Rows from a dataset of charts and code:
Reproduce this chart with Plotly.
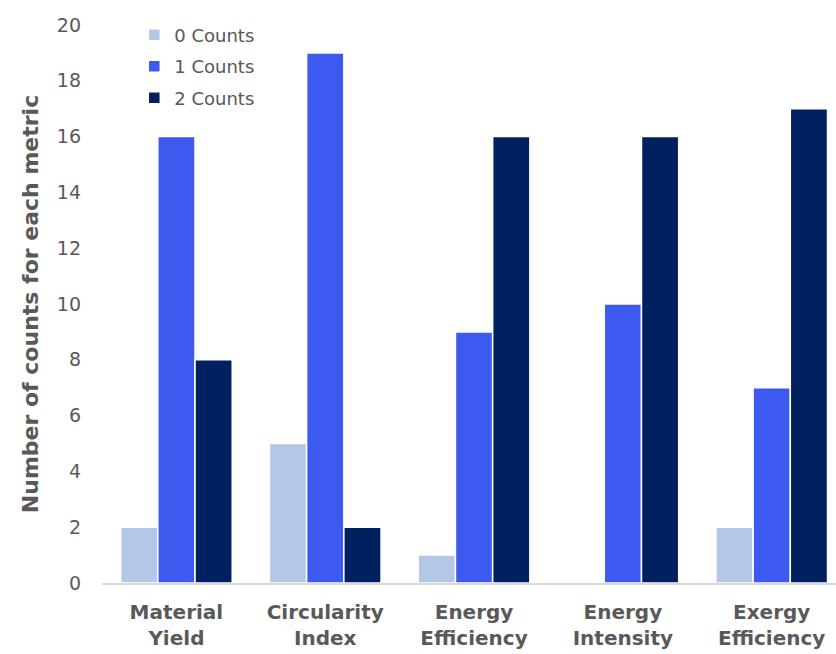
import plotly.graph_objects as go

categories = ["Material<br>Yield", "Circularity<br>Index", "Energy<br>Efficiency",
              "Energy<br>Intensity", "Exergy<br>Efficiency"]
counts_0 = [2, 5, 1, 0, 2]
counts_1 = [16, 19, 9, 10, 7]
counts_2 = [8, 2, 16, 16, 17]
series_names = ["0 Counts", "1 Counts", "2 Counts"]
colors = ["#b4c7e7", "#3c5af0", "#002060"]

FONT = "DejaVu Sans"
GRAY = "#595959"

fig = go.Figure()
for name, vals, col in zip(series_names, [counts_0, counts_1, counts_2], colors):
    fig.add_trace(go.Bar(
        x=categories, y=vals, name=name, legendgroup=name,
        marker=dict(color=col, line=dict(color="white", width=1.5)),
    ))

fig.update_layout(
    width=836, height=654,
    margin=dict(l=102, r=0, t=25, b=71),
    paper_bgcolor="white", plot_bgcolor="white",
    barmode="group", bargap=0.25, bargroupgap=0,
    font=dict(family=FONT, color=GRAY, size=18),
    legend=dict(x=0.044, y=1.015, xanchor="left", yanchor="top",
                font=dict(family=FONT, size=18, color=GRAY), bgcolor="rgba(0,0,0,0)",
                tracegroupgap=5, itemwidth=30),
    showlegend=True,
)
fig.update_xaxes(
    range=[-0.5, 4.432],
    showline=True, linecolor="#d9d9d9", linewidth=2,
    showgrid=False, ticks="", ticklabelstandoff=10,
    tickfont=dict(family=FONT, size=20, color=GRAY, weight="bold"),
)
fig.update_yaxes(
    range=[0, 20], dtick=2, showgrid=False, zeroline=False, showline=False,
    ticks="", ticklabelstandoff=20,
    tickfont=dict(family=FONT, size=19, color=GRAY),
    title=dict(text="Number of counts for each metric", standoff=12,
               font=dict(family=FONT, size=22, color=GRAY, weight="bold")),
)

fig.write_html("out.html")
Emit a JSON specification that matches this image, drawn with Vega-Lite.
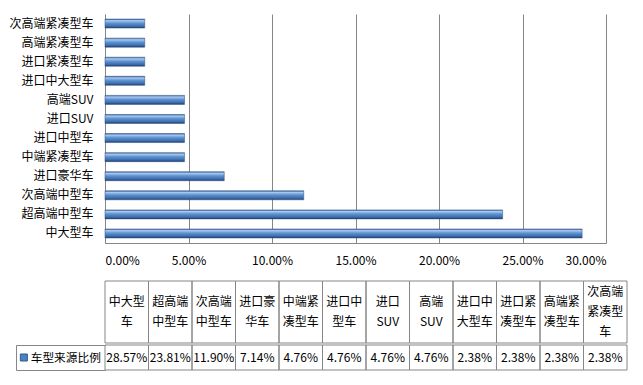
{
  "$schema": "https://vega.github.io/schema/vega-lite/v6.json",
  "background": "white",
  "autosize": {"type": "pad"},
  "padding": {"left": 8, "top": 14, "right": 10, "bottom": 10},
  "spacing": 14,
  "resolve": {"scale": {"x": "independent", "color": "independent"}, "legend": {"color": "independent"}},
  "config": {
    "font": "Noto Sans CJK SC",
    "view": {"stroke": null},
    "axis": {"labelFont": "Noto Sans CJK SC", "labelColor": "#000000", "labelFontSize": 12},
    "legend": {"labelFont": "Noto Sans CJK SC"}
  },
  "datasets": {
    "cars": [
      {"type": "中大型车", "label": ["中大型", "车"], "value": 0.2857, "series": "车型来源比例"},
      {"type": "超高端中型车", "label": ["超高端", "中型车"], "value": 0.2381, "series": "车型来源比例"},
      {"type": "次高端中型车", "label": ["次高端", "中型车"], "value": 0.119, "series": "车型来源比例"},
      {"type": "进口豪华车", "label": ["进口豪", "华车"], "value": 0.0714, "series": "车型来源比例"},
      {"type": "中端紧凑型车", "label": ["中端紧", "凑型车"], "value": 0.0476, "series": "车型来源比例"},
      {"type": "进口中型车", "label": ["进口中", "型车"], "value": 0.0476, "series": "车型来源比例"},
      {"type": "进口SUV", "label": ["进口", "SUV"], "value": 0.0476, "series": "车型来源比例"},
      {"type": "高端SUV", "label": ["高端", "SUV"], "value": 0.0476, "series": "车型来源比例"},
      {"type": "进口中大型车", "label": ["进口中", "大型车"], "value": 0.0238, "series": "车型来源比例"},
      {"type": "进口紧凑型车", "label": ["进口紧", "凑型车"], "value": 0.0238, "series": "车型来源比例"},
      {"type": "高端紧凑型车", "label": ["高端紧", "凑型车"], "value": 0.0238, "series": "车型来源比例"},
      {"type": "次高端紧凑型车", "label": ["次高端", "紧凑型", "车"], "value": 0.0238, "series": "车型来源比例"}
    ]
  },
  "vconcat": [
    {
      "width": 501,
      "height": 229,
      "data": {"name": "cars"},
      "mark": {
        "type": "bar",
        "size": 9,
        "fill": {
          "gradient": "linear", "x1": 0, "y1": 0, "x2": 0, "y2": 1,
          "stops": [
            {"offset": 0, "color": "#35649c"},
            {"offset": 0.18, "color": "#a9c8ef"},
            {"offset": 0.45, "color": "#5f93d3"},
            {"offset": 0.8, "color": "#3d6dac"},
            {"offset": 1, "color": "#1f3f6e"}
          ]
        },
        "stroke": "#2c4f7c",
        "strokeWidth": 0.5
      },
      "encoding": {
        "y": {
          "field": "type", "type": "nominal",
          "sort": ["次高端紧凑型车", "高端紧凑型车", "进口紧凑型车", "进口中大型车", "高端SUV", "进口SUV", "进口中型车", "中端紧凑型车", "进口豪华车", "次高端中型车", "超高端中型车", "中大型车"],
          "scale": {"paddingInner": 0, "paddingOuter": 0},
          "axis": {"title": null, "ticks": false, "domainColor": "#868686", "labelPadding": 12}
        },
        "x": {
          "field": "value", "type": "quantitative",
          "scale": {"domain": [0, 0.3], "nice": false},
          "axis": {"title": null, "format": ".2%", "values": [0, 0.05, 0.1, 0.15, 0.2, 0.25, 0.3], "grid": true, "gridColor": "#868686", "ticks": false, "domainColor": "#868686", "labelPadding": 12}
        }
      }
    },
    {
      "spacing": 0,
      "resolve": {"scale": {"color": "independent", "y": "independent"}, "legend": {"color": "independent"}},
      "vconcat": [
        {
          "width": 522,
          "height": 62,
          "data": {"name": "cars"},
          "transform": [{"calculate": "length(datum.label)", "as": "nlines"}],
          "encoding": {
            "x": {
              "field": "type", "type": "nominal",
              "sort": ["中大型车", "超高端中型车", "次高端中型车", "进口豪华车", "中端紧凑型车", "进口中型车", "进口SUV", "高端SUV", "进口中大型车", "进口紧凑型车", "高端紧凑型车", "次高端紧凑型车"],
              "scale": {"paddingInner": 0, "paddingOuter": 0},
              "axis": null
            }
          },
          "layer": [
            {"mark": {"type": "rect", "fill": "transparent", "stroke": "#868686", "strokeWidth": 1}},
            {"mark": {"type": "text", "fontSize": 12, "lineHeight": 20, "baseline": "middle", "color": "#000000"},
             "encoding": {
               "text": {"field": "label", "type": "nominal"},
               "y": {"field": "nlines", "type": "quantitative", "scale": {"domain": [-2.1, 4.1], "nice": false, "zero": false}, "axis": null}
             }}
          ]
        },
        {
          "width": 522,
          "height": 25,
          "data": {"name": "cars"},
          "encoding": {
            "x": {
              "field": "type", "type": "nominal",
              "sort": ["中大型车", "超高端中型车", "次高端中型车", "进口豪华车", "中端紧凑型车", "进口中型车", "进口SUV", "高端SUV", "进口中大型车", "进口紧凑型车", "高端紧凑型车", "次高端紧凑型车"],
              "scale": {"paddingInner": 0, "paddingOuter": 0},
              "axis": null
            },
            "y": {
              "field": "series", "type": "nominal",
              "scale": {"paddingInner": 0, "paddingOuter": 0},
              "axis": {"title": null, "labels": false, "offset": 89, "domain": true, "domainColor": "#868686", "ticks": true, "tickBand": "extent", "tickSize": -89, "tickColor": "#868686"}
            }
          },
          "layer": [
            {"mark": {"type": "rect", "fill": "transparent", "stroke": "#868686", "strokeWidth": 1}},
            {"mark": {"type": "point", "shape": "square", "filled": true, "opacity": 0},
             "encoding": {
               "color": {
                 "field": "series", "type": "nominal",
                 "scale": {"range": ["#4F81BD"]},
                 "legend": {
                   "orient": "none", "legendX": -90, "legendY": 0, "title": null,
                   "symbolType": "square", "symbolSize": 49, "symbolOpacity": 1,
                   "symbolStrokeColor": "#2c5a8f", "symbolStrokeWidth": 1,
                   "padding": 3, "labelFontSize": 11.7, "labelOffset": 1, "labelColor": "#000000",
                   "clipHeight": 19
                 }
               }
             }},
            {"mark": {"type": "text", "fontSize": 12, "baseline": "middle", "color": "#000000"},
             "encoding": {"text": {"field": "value", "type": "quantitative", "format": ".2%"}}}
          ]
        }
      ]
    }
  ]
}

Problem: Pictures stay out. Repeat only the lines from the beginning of the data through the line that has "import plotly.graph_objects as go".

Answer for the task:
Reproduce this chart with Plotly.
import plotly.graph_objects as go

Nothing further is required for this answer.